High Memory Usage

How severe does this issue affect your experience of using Ray?

  • High: It blocks me to complete my task.

I upgraded my development system while Ray 2.0 came out, but now that I’m getting back into my workflow, and using my new resources, I’m noticing that my runs are using more memory than before. Just following the fractional_gpu example on github (mostly, code pasted below), my system is completely maxing out on RAM and VRAM usage. It will still run in this case, but for my application it quickly hits OOM issues. It just seems like the training process shouldn’t require this many resources.

from ray import air, tune
from ray.tune.registry import register_env
from ray.rllib.env.wrappers.pettingzoo_env import PettingZooEnv
from pettingzoo.mpe import simple_spread_v2

# Based on code from github.com/parametersharingmadrl/parametersharingmadrl

if __name__ == "__main__":

    register_env("simple_spread", lambda _: PettingZooEnv(simple_spread_v2.env()))

    tune.Tuner(
        "PPO",
        run_config=air.RunConfig(
            stop={"episodes_total": 60000},
            checkpoint_config=air.CheckpointConfig(
                checkpoint_frequency=10,
            ),
        ),
        param_space={
            # Enviroment specific.
            "env": "simple_spread",
            
            # General
            "framework":"torch",
            "num_gpus": 0.001,
            "num_workers": 20,
            "num_gpus_per_worker": (1-0.001)/21,
            "num_envs_per_worker": 1,
            "compress_observations": True,

            # Algorithm Specific
            "lambda": 0.99,
            "train_batch_size": 512,
            "sgd_minibatch_size": 32,
            "num_sgd_iter": 5,
            "batch_mode": "truncate_episodes",
            "entropy_coeff": 0.01,
            "lr": 2e-5,

            #Multiagent
            "multiagent": {
                "policies": {"shared_policy"},
                "policy_mapping_fn": (
                    lambda agent_id, episode, **kwargs: "shared_policy"
                ),
            },
        },
    ).fit()
1 Like

Hi @Collin_Phillips ,

Thanks for providing a concise problem description.
I have reproduces this on an AWS g3 instance.
the num_gpus_per worker ends up being 0,047571428571429 though.
This might just be a rounding issue. Have you tried with a little more conservative share? Like (1-0.001)/22?

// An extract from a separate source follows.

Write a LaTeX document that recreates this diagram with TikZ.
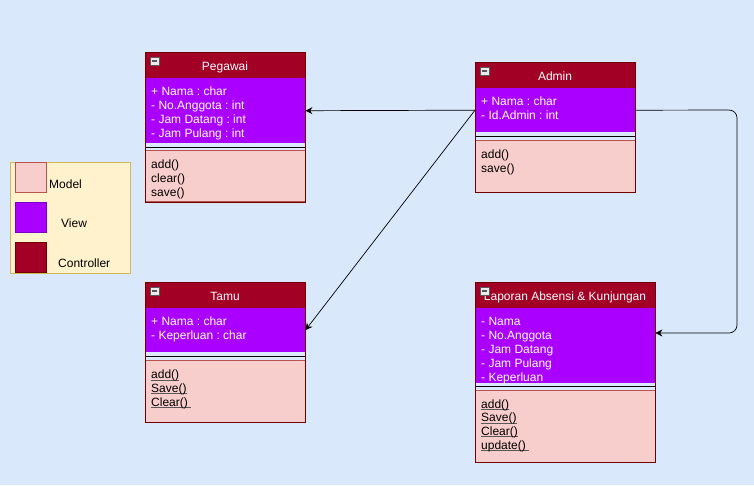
\documentclass[tikz,border=0pt]{standalone}
\usepackage{fontspec}
\setmainfont{Liberation Sans}
\usetikzlibrary{arrows.meta}

\definecolor{bgblue}{HTML}{DAE8FC}
\definecolor{ctrlfill}{HTML}{A20025}
\definecolor{ctrlline}{HTML}{6F0000}
\definecolor{viewfill}{HTML}{AA00FF}
\definecolor{viewline}{HTML}{7700CC}
\definecolor{modelfill}{HTML}{F8CECC}
\definecolor{modelline}{HTML}{B85450}
\definecolor{legfill}{HTML}{FFF2CC}
\definecolor{legline}{HTML}{D6B656}

\tikzset{
  hdr/.style={anchor=north west, fill=ctrlfill, draw=ctrlline, inner sep=0pt, minimum height=26},
  attrs/.style={anchor=north west, fill=viewfill, inner sep=0pt},
  meths/.style={anchor=north west, fill=modelfill, draw=modelline, inner sep=0pt},
  title/.style={anchor=base, text=white, inner sep=0pt},
  attr/.style={anchor=base west, text=white, inner sep=0pt},
  meth/.style={anchor=base west, text=black, inner sep=0pt},
  swatch/.style={anchor=north west, inner sep=0pt, minimum width=31, minimum height=30},
  arr/.style={-{Stealth[length=7pt,width=7pt]}, black, line width=0.7pt},
}
\newcommand{\foldicon}[2]{%
  \draw[gray!70!black, fill=gray!15] (#1,#2) rectangle ++(9,8);
  \draw[gray!70!black, line width=1.3pt] (#1+2,#2+4) -- ++(5,0);}
\newcommand{\ul}[1]{\setbox0\hbox{#1}\rlap{\color{black!65}\rule[-1.5pt]{\wd0}{0.7pt}}\box0}
\frenchspacing

\begin{document}
\begin{tikzpicture}[x=1pt, y=-1pt, font=\fontsize{12}{14}\selectfont]
\fill[bgblue] (0,0) rectangle (754,485);
\useasboundingbox (0,0) rectangle (754,485);

% legend
\node[draw=legline, fill=legfill, anchor=north west, minimum width=120, minimum height=111, inner sep=0pt] (legend) at (10,162) {};
\node[swatch, fill=modelfill, draw=modelline] (legM) at (15,162) {};
\node[swatch, fill=viewfill, draw=viewline] (legV) at (15,202) {};
\node[swatch, fill=ctrlfill, draw=ctrlline] (legC) at (15,242) {};
\node[meth] (legMt) at (49,188) {Model};
\node[meth] (legVt) at (61,227.5) {View};
\node[meth] (legCt) at (58,267.5) {Controller};

% Pegawai
\node[hdr, minimum width=160] (pegH) at (145,52) {};
\node[attrs, minimum width=160, minimum height=65] (pegA) at (145,78) {};
\node[meths, minimum width=160, minimum height=51] (pegM) at (145,150) {};
\draw[black] (145,147) -- (305,147);
\draw[ctrlline] (145,52) rectangle (305,202);
\foldicon{150}{57}
\node[title] (pegT) at (225,70) {Pegawai};
\foreach \t [count=\i] in {+ Nama : char, - No.Anggota : int, - Jam Datang : int, - Jam Pulang : int}
  \node[attr] (pega\i) at (151,81.5+14*\i) {\t};
\foreach \t [count=\i] in {add(), clear(), save()}
  \node[meth] (pegm\i) at (151,154.8+13.8*\i) {\t};

% Admin
\node[hdr, minimum width=160] (admH) at (475,62) {};
\node[attrs, minimum width=160, minimum height=44] (admA) at (475,88) {};
\node[meths, minimum width=160, minimum height=52] (admM) at (475,140) {};
\draw[black] (475,136.5) -- (635,136.5);
\draw[ctrlline] (475,62) rectangle (635,192);
\foldicon{480}{67}
\node[title] (admT) at (555,80) {Admin};
\foreach \t [count=\i] in {+ Nama : char, - Id.Admin : int}
  \node[attr] (adma\i) at (481,91.3+14*\i) {\t};
\foreach \t [count=\i] in {add(), save()}
  \node[meth] (admm\i) at (481,145.2+13.5*\i) {\t};

% Tamu
\node[hdr, minimum width=160] (tamH) at (145,282) {};
\node[attrs, minimum width=160, minimum height=44] (tamA) at (145,308) {};
\node[meths, minimum width=160, minimum height=62] (tamM) at (145,360) {};
\draw[black] (145,356.5) -- (305,356.5);
\draw[ctrlline] (145,282) rectangle (305,422);
\foldicon{150}{287}
\node[title] (tamT) at (225,300) {Tamu};
\foreach \t [count=\i] in {+ Nama : char, - Keperluan : char}
  \node[attr] (tama\i) at (151,311.3+14*\i) {\t};
\foreach \t [count=\i] in {\ul{add()}, \ul{Save()}, \ul{Clear()~}}
  \node[meth] (tamm\i) at (151,365.2+13.6*\i) {\t};

% Laporan Absensi & Kunjungan
\node[hdr, minimum width=180] (lapH) at (475,282) {};
\node[attrs, minimum width=180, minimum height=75] (lapA) at (475,308) {};
\node[meths, minimum width=180, minimum height=72] (lapM) at (475,390) {};
\draw[black] (475,386.5) -- (655,386.5);
\draw[ctrlline] (475,282) rectangle (655,462);
\node[title] (lapT) at (565,300) {Laporan Absensi \& Kunjungan};
\foldicon{480}{287}
\foreach \t [count=\i] in {- Nama, - No.Anggota, - Jam Datang, - Jam Pulang, - Keperluan}
  \node[attr] (lapa\i) at (481,311.3+14*\i) {\t};
\foreach \t [count=\i] in {\ul{add()}, \ul{Save()}, \ul{Clear()}, \ul{update()~}}
  \node[meth] (lapm\i) at (481,394.2+13.8*\i) {\t};

% connectors
\coordinate (lapIn) at ([yshift=-25]lapA.north east);
\draw[arr] (admA.west) -- (pegA.east);
\draw[arr] (admA.west) -- (tamA.east);
\draw[arr, rounded corners=8pt] (admA.east) -- (737,110) |- (lapIn);
\end{tikzpicture}
\end{document}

I have opened an issue to track this.

Cheers

1 Like

Thanks for the response. I just tried it again with (1-0.001)/22 and saw the same resource usage behavior.

For comparison, the same config without fractional gpus (i.e. num_gpus=1) uses a fraction of the resources.

Would it be best to move the discussion to the github issue from here?

Thanks for trying this out. And yes, let’s move this to GH.